# The Chatroom?



## achilles95 (May 4, 2007)

How do I access the chatroom?


----------



## Kacey (May 4, 2007)

You can't; it hasn't been active (and therefore accessible) for some time - since well before I joined, certainly.


----------



## achilles95 (May 4, 2007)

Any reason?


----------



## Carol (May 4, 2007)

We don't have a chat room any more here. 

This thread, however, has basicall become a chat room, stop on in and say hi 

http://www.martialtalk.com/forum/showthread.php?t=36320


----------



## Kacey (May 4, 2007)

achilles95 said:


> Any reason?



I'm not sure... it happened before I joined.  Still, as Carol said, The Last Person thread serves the same purpose.


----------



## achilles95 (May 4, 2007)

We should  persuade the admin to make a chatroom again.


----------



## theletch1 (May 4, 2007)

The chat room was rarely used as the work schedules of so many of our members varies so much and it took ALOT of work on Bob's part to keep it up and running.  It was nice chatting occasionally with the other members but I don't miss it.  Between PMs and several other rambling threads in the non-MA forums it doesn't really seem to be needed.


----------



## Bob Hubbard (May 4, 2007)

Short version, it was rarely used, and we had problems with security and abuse.  I've gone as far as buying a different program to use, but ran into alot of security issues with that one too. It's on my 'someday' list, when a secure program can be found and integrated with MT.


----------



## JBrainard (May 4, 2007)

Kacey said:


> The Last Person thread serves the same purpose.



Plus, The Last Person thread is a great place to be a post whore. Just ask Terry :lol:


----------



## MBuzzy (May 5, 2007)

I'd definately use the feature, but I understand not having it.  I'm in Korea, so there is no way that anyone would be there at the same time as me!


----------



## achilles95 (May 5, 2007)

MBuzzy said:


> I'd definately use the feature, but I understand not having it. I'm in Korea, so there is no way that anyone would be there at the same time as me!

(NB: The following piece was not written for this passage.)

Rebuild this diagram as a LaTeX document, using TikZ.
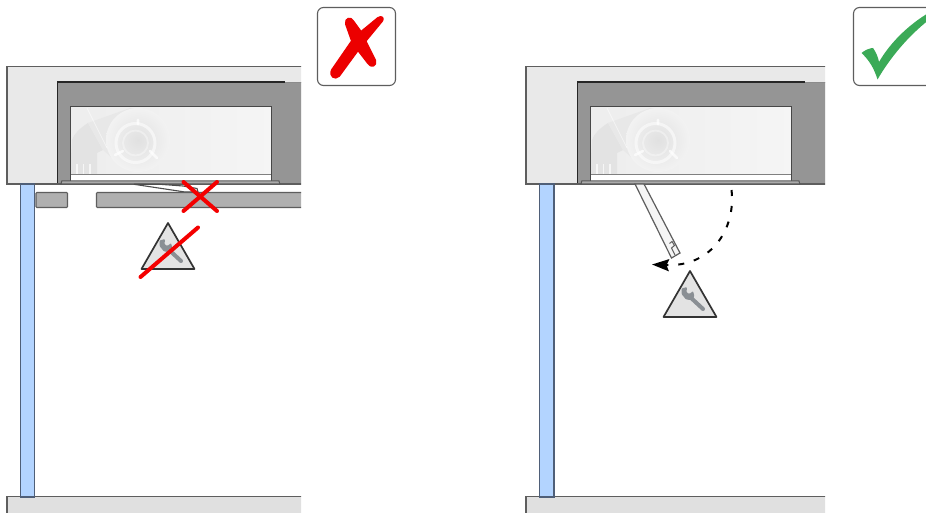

You'd be surprised by how many insomniacs you'd encounter.:wink:


----------



## MBuzzy (May 5, 2007)

I'm surprised almost every day!


----------



## Carol (May 6, 2007)

We insomniacs love company


----------



## terryl965 (May 6, 2007)

JBrainard said:


> Plus, The Last Person thread is a great place to be a post whore. Just ask Terry :lol:


 
Play nice now you to can become a post whore there.


----------



## Brian R. VanCise (May 6, 2007)

Come to the Last Person Thread and there will be people to chat with!


----------



## MBuzzy (May 6, 2007)

I'm only an aspiring post whore - maybe we need a new group or banner or something....


----------